● **Stated task**:
Copy each line below exactly and leave the pictures out.

● **Supplied material**:
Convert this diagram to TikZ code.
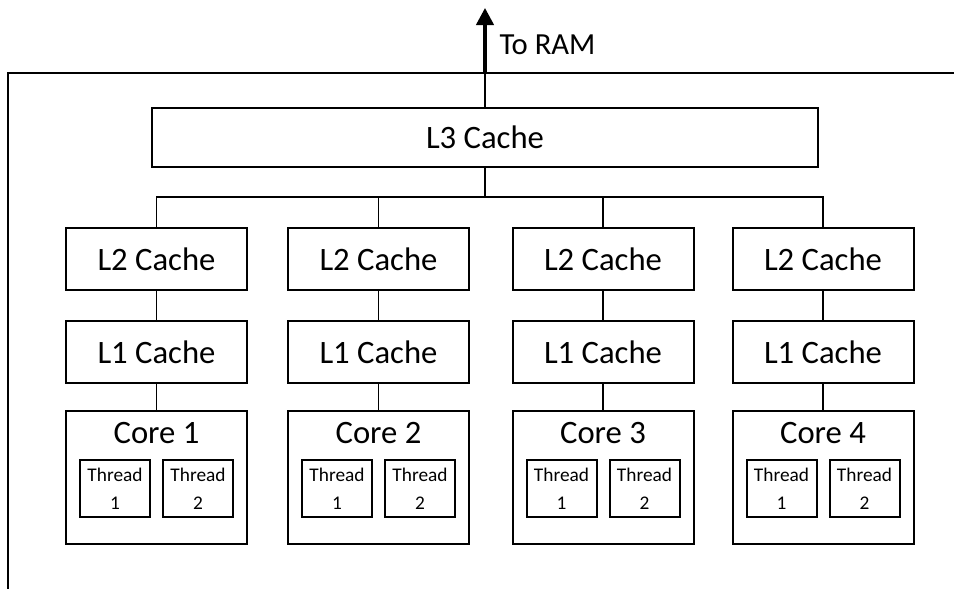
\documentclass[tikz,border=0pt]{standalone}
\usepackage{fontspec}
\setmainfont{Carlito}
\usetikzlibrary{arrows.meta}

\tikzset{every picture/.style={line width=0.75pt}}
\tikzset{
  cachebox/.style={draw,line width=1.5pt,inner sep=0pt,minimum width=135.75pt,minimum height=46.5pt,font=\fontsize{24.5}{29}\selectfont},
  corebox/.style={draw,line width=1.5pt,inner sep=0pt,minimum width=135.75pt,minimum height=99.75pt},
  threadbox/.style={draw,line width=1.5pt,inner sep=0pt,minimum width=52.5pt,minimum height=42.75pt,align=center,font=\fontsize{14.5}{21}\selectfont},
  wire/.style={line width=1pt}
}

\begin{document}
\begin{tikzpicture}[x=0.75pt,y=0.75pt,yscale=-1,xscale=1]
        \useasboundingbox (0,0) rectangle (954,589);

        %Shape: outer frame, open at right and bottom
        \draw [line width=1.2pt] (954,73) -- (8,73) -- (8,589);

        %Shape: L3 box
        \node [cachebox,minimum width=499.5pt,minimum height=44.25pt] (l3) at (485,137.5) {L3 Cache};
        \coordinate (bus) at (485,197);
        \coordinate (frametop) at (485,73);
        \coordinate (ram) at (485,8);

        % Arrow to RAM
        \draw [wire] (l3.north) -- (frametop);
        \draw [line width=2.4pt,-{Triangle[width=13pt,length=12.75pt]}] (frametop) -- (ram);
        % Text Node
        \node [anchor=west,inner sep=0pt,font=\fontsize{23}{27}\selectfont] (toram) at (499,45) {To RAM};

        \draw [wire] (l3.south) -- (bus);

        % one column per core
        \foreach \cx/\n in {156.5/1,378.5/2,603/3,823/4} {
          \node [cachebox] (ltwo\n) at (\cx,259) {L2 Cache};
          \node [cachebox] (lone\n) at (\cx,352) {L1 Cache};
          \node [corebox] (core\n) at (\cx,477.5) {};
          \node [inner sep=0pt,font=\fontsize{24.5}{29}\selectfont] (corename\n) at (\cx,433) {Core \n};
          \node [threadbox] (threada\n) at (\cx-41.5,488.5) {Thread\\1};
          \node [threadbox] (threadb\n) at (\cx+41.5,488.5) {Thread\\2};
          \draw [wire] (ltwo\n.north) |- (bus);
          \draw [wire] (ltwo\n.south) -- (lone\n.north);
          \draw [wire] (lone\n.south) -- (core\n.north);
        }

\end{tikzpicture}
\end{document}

● **Solution for this exercise**:
Convert this diagram to TikZ code.
\documentclass[tikz,border=0pt]{standalone}
\usepackage{fontspec}
\setmainfont{Carlito}
\usetikzlibrary{arrows.meta}

\tikzset{every picture/.style={line width=0.75pt}}
\tikzset{
  cachebox/.style={draw,line width=1.5pt,inner sep=0pt,minimum width=135.75pt,minimum height=46.5pt,font=\fontsize{24.5}{29}\selectfont},
  corebox/.style={draw,line width=1.5pt,inner sep=0pt,minimum width=135.75pt,minimum height=99.75pt},
  threadbox/.style={draw,line width=1.5pt,inner sep=0pt,minimum width=52.5pt,minimum height=42.75pt,align=center,font=\fontsize{14.5}{21}\selectfont},
  wire/.style={line width=1pt}
}

\begin{document}
\begin{tikzpicture}[x=0.75pt,y=0.75pt,yscale=-1,xscale=1]
        \useasboundingbox (0,0) rectangle (954,589);

        %Shape: outer frame, open at right and bottom
        \draw [line width=1.2pt] (954,73) -- (8,73) -- (8,589);

        %Shape: L3 box
        \node [cachebox,minimum width=499.5pt,minimum height=44.25pt] (l3) at (485,137.5) {L3 Cache};
        \coordinate (bus) at (485,197);
        \coordinate (frametop) at (485,73);
        \coordinate (ram) at (485,8);

        % Arrow to RAM
        \draw [wire] (l3.north) -- (frametop);
        \draw [line width=2.4pt,-{Triangle[width=13pt,length=12.75pt]}] (frametop) -- (ram);
        % Text Node
        \node [anchor=west,inner sep=0pt,font=\fontsize{23}{27}\selectfont] (toram) at (499,45) {To RAM};

        \draw [wire] (l3.south) -- (bus);

        % one column per core
        \foreach \cx/\n in {156.5/1,378.5/2,603/3,823/4} {
          \node [cachebox] (ltwo\n) at (\cx,259) {L2 Cache};
          \node [cachebox] (lone\n) at (\cx,352) {L1 Cache};
          \node [corebox] (core\n) at (\cx,477.5) {};
          \node [inner sep=0pt,font=\fontsize{24.5}{29}\selectfont] (corename\n) at (\cx,433) {Core \n};
          \node [threadbox] (threada\n) at (\cx-41.5,488.5) {Thread\\1};
          \node [threadbox] (threadb\n) at (\cx+41.5,488.5) {Thread\\2};
          \draw [wire] (ltwo\n.north) |- (bus);
          \draw [wire] (ltwo\n.south) -- (lone\n.north);
          \draw [wire] (lone\n.south) -- (core\n.north);
        }

\end{tikzpicture}
\end{document}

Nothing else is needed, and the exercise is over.